Tout le monde devrait aller à Lyon.
Si si. Partir de Gerland ou ailleurs là dans les quartiers sud, marcher tout droit sans rien voir d’autre que des façades neuves et vides, des yeux d’hommes pervers, des ruines et friches militaires. Marcher jusqu’au Rhône ou jusqu’à la Saône je ne discrimine pas. Et avoir envie de s’y jeter ; et tout ce qui vous retient c’est l’idée que vous seriez crevée à Lyon.
Non j’exagère. Je viens juste de marcher 30min et vraiment t’avais rien. Tellement rien que malgré la musique et le pas rapide je n’arrivais pas à me taire. Si vous avez besoin de faire le vide allez à Lyon la ville le fera pour vous.
J’y suis pour une sorte d’atelier à l’ENS pour quelques jours. En vrai bon bail, je pense que ça va être fun, l’après-midi était sympa et puis ça suit un début de semaine beaucoup plus intense et stressant.
Mon hôtel est vers le stade mais je n’ai même pas le droit à la vue sur l’immense cheminée de l’incinérateur non, juste sur le parking. Il y a tellement de travaux pour le nouveau tram que je ne comprenais même pas que les gens soient assez motivés pour aller au drive du McDo d’à côté.
Et puis j’ai marché 20min pour aller manger un kebab à 9€ à côté de l’école. Sans frite sans boisson hein. Basique kebab, 9€. Le foutage de gueule.
Là j’ai quitté l’ENS pour aller manger dans un foodcourt. Y’a tellement rien en fait toutes les activités ont été parquées dans des terrains vagues par ci par là. Le truc s’appelle la commune, faut vraiment être des droitards pour reprendre ce nom. Et je vous écris sous une pluie battante au bord du Rhône because of course ce lieu n’est pas encore ouvert il est seulement 18h. Quand je suis arrivée sur le quai il ne pleuvait pas encore mais j’avais les joues humides en écoutant Say Hello To The Angels d’Interpol.
Là aussi, en vrai, c’est la compagnie qui fait le charme. Entourée de jeunes doctorant·es, à discuter de l’état de la recherche, à réfléchir aux solutions à des problèmes qui n’en sont que pour quelques dizaines de personnes… Il y a à manger, à boire, je bois un deuxième, un troisième verre. J’ai peur d’avoir un problème. J’ai aussi peur d’être un problème, sans thèse, mais ce n’est pas l’alcool qui va régler ça. Je blague, ça va ils ne connaissent pas encore trop mon autodérision victimaire, ils n’ont pas lu mon blog.
Je ne suis pas aigrie peut-être désertée.

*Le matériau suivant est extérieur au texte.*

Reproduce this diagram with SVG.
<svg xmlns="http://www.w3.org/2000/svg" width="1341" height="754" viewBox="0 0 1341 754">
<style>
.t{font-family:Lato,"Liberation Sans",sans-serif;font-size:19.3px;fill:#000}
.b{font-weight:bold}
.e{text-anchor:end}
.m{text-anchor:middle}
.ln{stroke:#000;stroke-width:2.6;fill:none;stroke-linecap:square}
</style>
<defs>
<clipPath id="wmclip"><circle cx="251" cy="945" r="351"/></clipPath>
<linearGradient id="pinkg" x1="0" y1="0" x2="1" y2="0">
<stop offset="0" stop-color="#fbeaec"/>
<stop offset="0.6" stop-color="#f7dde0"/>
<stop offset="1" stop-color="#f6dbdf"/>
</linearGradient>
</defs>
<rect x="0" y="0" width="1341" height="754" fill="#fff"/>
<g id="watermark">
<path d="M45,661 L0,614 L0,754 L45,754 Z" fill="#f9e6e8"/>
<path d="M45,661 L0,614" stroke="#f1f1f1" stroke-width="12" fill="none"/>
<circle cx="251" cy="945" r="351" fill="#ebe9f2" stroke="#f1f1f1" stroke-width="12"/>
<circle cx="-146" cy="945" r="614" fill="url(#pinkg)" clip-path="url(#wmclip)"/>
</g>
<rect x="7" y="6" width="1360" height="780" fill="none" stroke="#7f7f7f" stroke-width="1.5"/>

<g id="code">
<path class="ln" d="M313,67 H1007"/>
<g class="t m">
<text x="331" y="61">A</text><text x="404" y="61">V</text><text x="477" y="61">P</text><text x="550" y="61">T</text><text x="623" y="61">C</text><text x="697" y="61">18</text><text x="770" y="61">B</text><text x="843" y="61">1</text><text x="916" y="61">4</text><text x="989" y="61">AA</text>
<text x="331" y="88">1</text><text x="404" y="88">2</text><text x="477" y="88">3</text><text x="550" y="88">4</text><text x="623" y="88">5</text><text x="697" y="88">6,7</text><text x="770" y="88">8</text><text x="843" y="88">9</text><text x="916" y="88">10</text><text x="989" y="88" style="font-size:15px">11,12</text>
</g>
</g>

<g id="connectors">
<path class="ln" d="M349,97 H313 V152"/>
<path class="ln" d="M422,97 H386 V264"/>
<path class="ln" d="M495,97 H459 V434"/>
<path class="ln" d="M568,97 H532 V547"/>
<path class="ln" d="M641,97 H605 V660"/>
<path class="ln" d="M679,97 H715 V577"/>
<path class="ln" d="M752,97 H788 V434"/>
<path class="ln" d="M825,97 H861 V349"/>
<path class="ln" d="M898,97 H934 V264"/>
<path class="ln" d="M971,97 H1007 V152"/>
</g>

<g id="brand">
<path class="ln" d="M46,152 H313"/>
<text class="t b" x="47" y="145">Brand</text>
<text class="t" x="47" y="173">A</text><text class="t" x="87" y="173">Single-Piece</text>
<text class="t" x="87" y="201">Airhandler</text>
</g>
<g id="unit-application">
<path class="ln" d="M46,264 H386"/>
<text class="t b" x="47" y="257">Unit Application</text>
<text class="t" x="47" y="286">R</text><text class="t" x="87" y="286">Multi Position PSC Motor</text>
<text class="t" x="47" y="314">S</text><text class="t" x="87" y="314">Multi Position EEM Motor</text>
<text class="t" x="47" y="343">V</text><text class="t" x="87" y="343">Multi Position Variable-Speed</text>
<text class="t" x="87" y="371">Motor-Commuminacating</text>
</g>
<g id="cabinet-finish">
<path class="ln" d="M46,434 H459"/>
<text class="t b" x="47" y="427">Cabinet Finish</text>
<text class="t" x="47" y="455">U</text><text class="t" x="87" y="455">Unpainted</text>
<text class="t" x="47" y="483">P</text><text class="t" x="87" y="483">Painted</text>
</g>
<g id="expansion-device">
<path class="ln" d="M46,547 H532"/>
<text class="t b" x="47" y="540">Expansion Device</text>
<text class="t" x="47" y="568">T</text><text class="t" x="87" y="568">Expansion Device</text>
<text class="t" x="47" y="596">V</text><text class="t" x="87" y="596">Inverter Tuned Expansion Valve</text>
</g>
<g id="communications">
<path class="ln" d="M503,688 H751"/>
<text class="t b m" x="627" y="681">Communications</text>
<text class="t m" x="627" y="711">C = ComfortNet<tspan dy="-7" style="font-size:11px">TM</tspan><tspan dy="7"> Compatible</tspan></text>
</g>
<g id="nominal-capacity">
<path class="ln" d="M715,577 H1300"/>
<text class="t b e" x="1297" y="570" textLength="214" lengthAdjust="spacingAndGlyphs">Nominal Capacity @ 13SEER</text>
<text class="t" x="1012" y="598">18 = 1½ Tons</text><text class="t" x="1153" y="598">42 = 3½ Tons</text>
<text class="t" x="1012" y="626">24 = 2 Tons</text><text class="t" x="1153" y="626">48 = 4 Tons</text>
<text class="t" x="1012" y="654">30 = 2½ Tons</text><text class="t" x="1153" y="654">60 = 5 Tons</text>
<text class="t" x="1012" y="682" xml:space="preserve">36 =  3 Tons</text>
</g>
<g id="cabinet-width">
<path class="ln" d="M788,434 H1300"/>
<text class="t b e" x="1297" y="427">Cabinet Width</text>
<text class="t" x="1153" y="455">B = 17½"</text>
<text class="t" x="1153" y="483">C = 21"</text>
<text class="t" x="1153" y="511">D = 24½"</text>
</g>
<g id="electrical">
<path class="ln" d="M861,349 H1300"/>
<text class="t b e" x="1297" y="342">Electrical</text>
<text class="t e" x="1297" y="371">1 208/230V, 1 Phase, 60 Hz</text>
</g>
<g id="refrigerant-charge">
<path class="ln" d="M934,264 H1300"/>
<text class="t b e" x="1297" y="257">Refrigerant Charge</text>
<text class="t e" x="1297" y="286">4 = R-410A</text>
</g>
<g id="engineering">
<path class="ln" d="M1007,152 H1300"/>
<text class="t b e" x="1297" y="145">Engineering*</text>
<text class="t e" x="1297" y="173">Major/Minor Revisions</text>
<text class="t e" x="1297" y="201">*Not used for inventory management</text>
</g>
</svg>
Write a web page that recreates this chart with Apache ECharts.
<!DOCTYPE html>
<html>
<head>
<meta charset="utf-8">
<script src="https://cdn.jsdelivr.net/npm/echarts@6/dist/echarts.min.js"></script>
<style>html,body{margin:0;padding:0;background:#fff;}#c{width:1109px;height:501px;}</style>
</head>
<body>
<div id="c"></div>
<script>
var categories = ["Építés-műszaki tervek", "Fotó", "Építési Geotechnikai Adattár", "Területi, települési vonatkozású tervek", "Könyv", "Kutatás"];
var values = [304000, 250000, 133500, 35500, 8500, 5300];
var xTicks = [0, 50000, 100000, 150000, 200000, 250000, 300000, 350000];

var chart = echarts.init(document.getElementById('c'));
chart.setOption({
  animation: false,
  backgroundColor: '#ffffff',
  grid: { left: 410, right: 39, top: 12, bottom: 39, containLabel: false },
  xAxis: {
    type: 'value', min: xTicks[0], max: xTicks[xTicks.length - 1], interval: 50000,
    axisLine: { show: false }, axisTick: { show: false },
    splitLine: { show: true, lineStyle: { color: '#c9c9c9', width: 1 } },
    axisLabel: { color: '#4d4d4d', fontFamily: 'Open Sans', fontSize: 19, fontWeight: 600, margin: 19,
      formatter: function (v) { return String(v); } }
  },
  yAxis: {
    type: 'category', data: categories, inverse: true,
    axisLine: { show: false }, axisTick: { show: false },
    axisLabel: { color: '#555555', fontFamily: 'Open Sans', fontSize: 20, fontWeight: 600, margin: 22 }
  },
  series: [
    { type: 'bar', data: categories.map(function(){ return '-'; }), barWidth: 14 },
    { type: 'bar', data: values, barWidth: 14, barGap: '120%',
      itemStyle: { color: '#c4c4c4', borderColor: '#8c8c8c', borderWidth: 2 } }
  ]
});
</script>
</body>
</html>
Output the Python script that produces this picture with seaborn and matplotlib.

Camille me disait lundi que ma vie n’est pas un récit transmedia. Too Bad j’ai envie que tu lises entre les lignes de nos existences online enchevêtrées. Tout à l’heure je voyais un Tiktok philosophie de vie slash mise en scène de vacances romaines « on publie sur les réseaux pour soi et pas pour les autres ». Well fuck you too then, j’espère que tu te demanderas si la musique jouée sur spotify à 3h du mat’ l’était pour toi.
No, I don’t need no help
Caught In The Middle – Paramore, 2017
I can sabotage me by myself
Don’t need no one else
I can sabotage me by myself
Il est minuit dans la chambre du Ibis, le crépis des mur jaunit à vue d’œil. Je pense aux œufs brouillés du petit déjeuner, pas très appétissant. Est-ce que je suis en train de créer des relations ici, entre Gerland et le foodcourt des quartiers résidentiels ? Durant le repas, Thibault me disait qu’il avait bien aimé le post sur X que j’avais fait la veille. Post somme toute professionnelle, flattée qu’ils aient encore des vues, il ne lui était même pas destiné. Est-ce que c’est ça que je cherche ? Ma santé mentale tient au fait que je sais encore à qui je veux laisser voir quoi de moi. Thibault ces lignes ne sont pas pour toi, ni les interstices.